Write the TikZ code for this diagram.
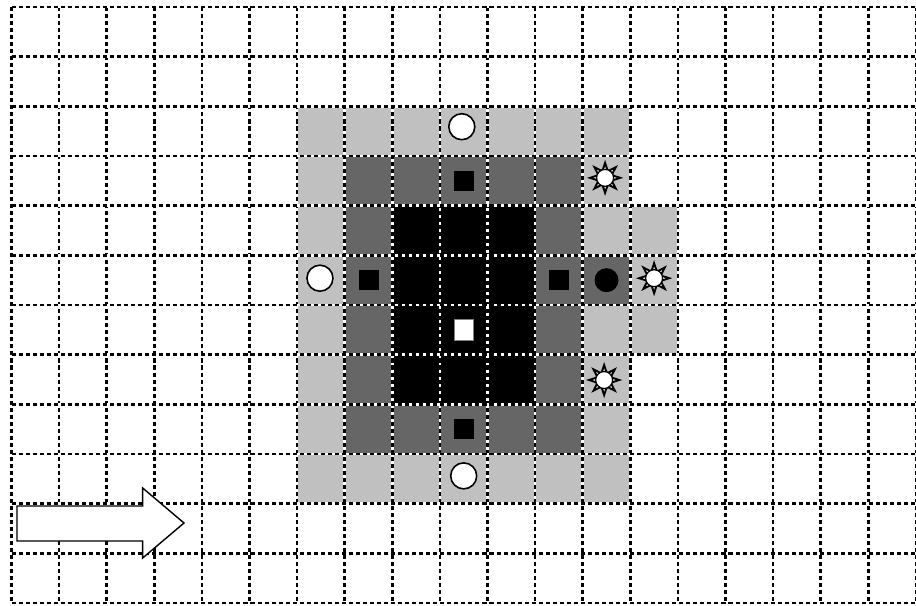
\documentclass[tikz,border=0pt]{standalone}
\usetikzlibrary{shapes.geometric}
\definecolor{lightcell}{HTML}{C0C0C0}
\definecolor{darkcell}{HTML}{666666}

\begin{document}
\begin{tikzpicture}[
    x=0.952cm,
    y=-0.9934cm,
    gridback/.style={white, line width=1.4pt},
    gridline/.style={black, line width=1.4pt, dash pattern=on 2.3pt off 1.7pt},
    hole/.style={
        circle,
        draw,
        fill=white,
        line width=0.9pt,
        minimum size=0.52cm,
        inner sep=0pt
    },
    dot/.style={circle, fill=black, minimum size=0.48cm, inner sep=0pt},
    block/.style={rectangle, fill=black, minimum size=0.4cm, inner sep=0pt},
    gap/.style={
        rectangle,
        fill=white,
        draw=gray,
        line width=0.3pt,
        minimum width=0.38cm,
        minimum height=0.42cm,
        inner sep=0pt
    },
    spark/.style={
        star,
        star points=8,
        star point ratio=2.1,
        draw,
        fill=white,
        line width=1.1pt,
        minimum size=0.6cm,
        inner sep=0pt
    },
    sparkcore/.style={
        circle,
        draw,
        fill=white,
        line width=0.7pt,
        minimum size=0.34cm,
        inner sep=0pt
    }
]

\useasboundingbox (-0.2416,-0.1409) rectangle (19.002,12.04);

% --------------------------------------------------
% Shaded cells
% --------------------------------------------------

\fill[lightcell] (6,2) rectangle (13,10);
\fill[lightcell] (13,4) rectangle (14,7);

\fill[darkcell] (7,3) rectangle (12,9);
\fill[darkcell] (12,5) rectangle (13,6);

\fill[black] (8,4) rectangle (11,8);

% --------------------------------------------------
% Grid
% --------------------------------------------------

\foreach \i in {0,...,19}
{
    \draw[gridback] (\i,0) -- (\i,12);
    \draw[gridline] (\i,0) -- (\i,12);
}

\foreach \j in {0,...,12}
{
    \draw[gridback] (0,\j) -- (19,\j);
    \draw[gridline] (0,\j) -- (19,\j);
}

% --------------------------------------------------
% Markers
% --------------------------------------------------

\node[hole] (holetop) at (9.46,2.41) {};
\node[hole] (holebottom) at (9.50,9.44) {};
\node[hole] (holeleft) at (6.48,5.46) {};

\node[block] (blocktop) at (9.5,3.5) {};
\node[block] (blockbottom) at (9.5,8.5) {};
\node[block] (blockleft) at (7.5,5.5) {};
\node[block] (blockright) at (11.5,5.5) {};

\node[gap] (gapcentre) at (9.5,6.5) {};

\node[dot] (dotright) at (12.5,5.5) {};

\node[spark] (sparktop) at (12.47,3.44) {};
\node[sparkcore] at (sparktop) {};

\node[spark] (sparkright) at (13.5,5.46) {};
\node[sparkcore] at (sparkright) {};

\node[spark] (sparkbottom) at (12.45,7.51) {};
\node[sparkcore] at (sparkbottom) {};

% --------------------------------------------------
% Direction arrow
% --------------------------------------------------

\draw[line width=0.8pt, fill=white]
    (0.1155,10.046) -- (2.756,10.046) -- (2.756,9.684) -- (3.624,10.389)
    -- (2.756,11.093) -- (2.756,10.751) -- (0.1155,10.751) -- cycle;

\end{tikzpicture}
\end{document}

STATED GOAL: Only the lines from the start of the material through the line containing "(-0.2416,-0.1409) rectangle (19.002,12.04);" should be transcribed. Pictures stay out.

RESULT OF THE TASK:
Write the TikZ code for this diagram.
\documentclass[tikz,border=0pt]{standalone}
\usetikzlibrary{shapes.geometric}
\definecolor{lightcell}{HTML}{C0C0C0}
\definecolor{darkcell}{HTML}{666666}

\begin{document}
\begin{tikzpicture}[
    x=0.952cm,
    y=-0.9934cm,
    gridback/.style={white, line width=1.4pt},
    gridline/.style={black, line width=1.4pt, dash pattern=on 2.3pt off 1.7pt},
    hole/.style={
        circle,
        draw,
        fill=white,
        line width=0.9pt,
        minimum size=0.52cm,
        inner sep=0pt
    },
    dot/.style={circle, fill=black, minimum size=0.48cm, inner sep=0pt},
    block/.style={rectangle, fill=black, minimum size=0.4cm, inner sep=0pt},
    gap/.style={
        rectangle,
        fill=white,
        draw=gray,
        line width=0.3pt,
        minimum width=0.38cm,
        minimum height=0.42cm,
        inner sep=0pt
    },
    spark/.style={
        star,
        star points=8,
        star point ratio=2.1,
        draw,
        fill=white,
        line width=1.1pt,
        minimum size=0.6cm,
        inner sep=0pt
    },
    sparkcore/.style={
        circle,
        draw,
        fill=white,
        line width=0.7pt,
        minimum size=0.34cm,
        inner sep=0pt
    }
]

\useasboundingbox (-0.2416,-0.1409) rectangle (19.002,12.04);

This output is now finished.